Simone a visité les Etats-Unis pendant quelques mois et a sillonné le pays en train, en bus greyhound, en voiture brinquebalante mais aussi en avion. On réduit souvent son épisode américain à Nelson Algreen mais le récit de sa découverte des Etats-Unis est passionnant !
Quel bonheur de parcourir ce continent avec son regard !
Elle nous offre un point de vue acéré sur le pays dans les années 40, sur la ségrégation, les prémisses du Mc Carthysme mais surtout sur tous ces petits détails qui nous rendent plus perceptibles les mentalités américaines, ce qui nous les rend si proches et si lointains. le mot juste, le sens du détail grâce précisément à son attitude de touriste d'est en ouest ! Un équilibre parfait pour explorer le pays !
Nous avons ainsi Simone visite le Grand canyon, « les paysages non plus ne donnent rien si on ne leur donne pas quelque chose de soi », Simone sirote des zombies, Simone tombe en panne sur une route perdue en Californie, Simone recherche des bons plans pour sortir à New York (et en fait partout), « nous restions à la surface des Lumières, des bruits, de toutes les promesses qui palpitent au soir dans une grande cité : nous ne réussirions pas à plonger »

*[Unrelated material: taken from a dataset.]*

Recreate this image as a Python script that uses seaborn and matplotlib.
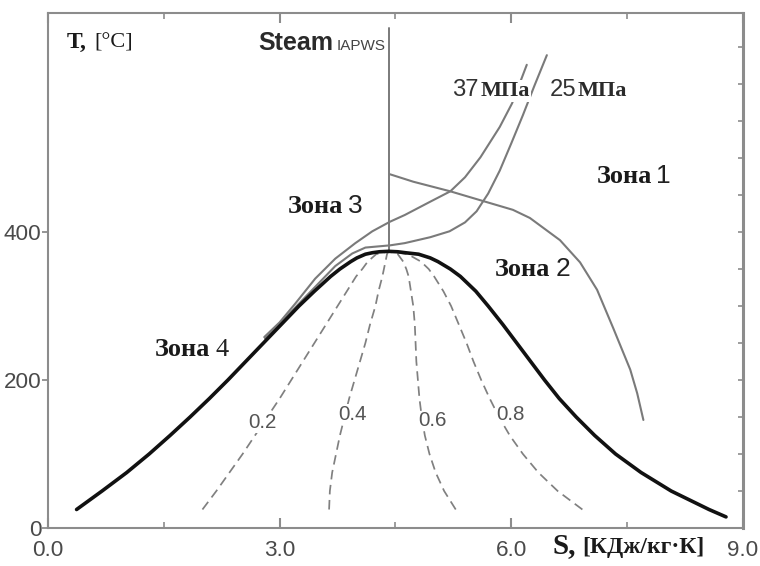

Simone relate la solitude des grandes villes, Simone nous fait prendre conscience de la générosité des américains…
Et quel plaisir de voir que nous partageons le même amour des longs voyages en train ! « Chacun réalise une solitude absolue [..] Non seulement me voilà séparée de tout mais je ne me situe plus en aucun point de l'univers, rien qu'un passage ».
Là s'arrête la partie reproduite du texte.